How do you understand being substantially tattooed? How does it differ from living with your first few pieces?
The most obvious difference is how people react when I first meet them. People are often very keen to talk to me about my tattoos, particularly about my black-out. Even complete strangers will approach me to talk to me about them. Generally they are well received, and people are genuinely interested.

Another interesting result of being more substantially tattooed is becoming part of a kind of community. Artists and other people interested in tattoos will often recognize some of the pieces I have and speak to me about them. I’ve made friends all over the world because of my collection.

How do you choose your artists and motifs?
Generally, I choose any tattoo I get based on the artist and what they do best. Being interested in tattoos, I regularly look at work from loads of studios and artists and, if I see someone with a style I really like, I’ll pick the subject matter of the tattoo based on what they enjoy doing the most. My collection is more about having pieces that are truly in the artist’s style, rather than asking them to adapt their style to create something I have thought up.

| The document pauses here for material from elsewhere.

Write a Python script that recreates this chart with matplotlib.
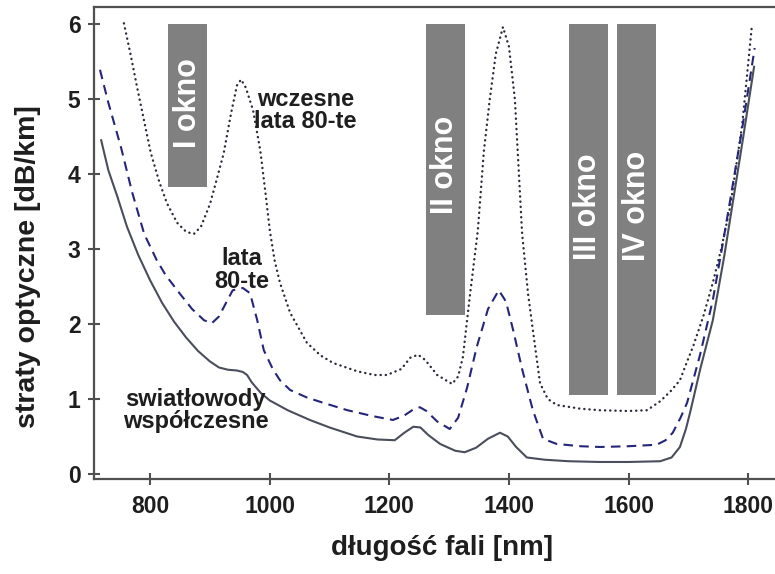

Has your collection received any interesting reactions that you’d like to share?
I was in Barcelona back in July this year and stopped in at a studio there to see an artist that I know. While I was there two people came up to me at separate times to talk to me about my tattoos, as they’d recognized some of Antoine Larrey’s work. It was a surreal experience being recognized by strangers in another country because of my collection. But it also turned out that one of the people was the tattooist, Alvaro Grozny; that encounter led to him tattooing my chest in London a few months later.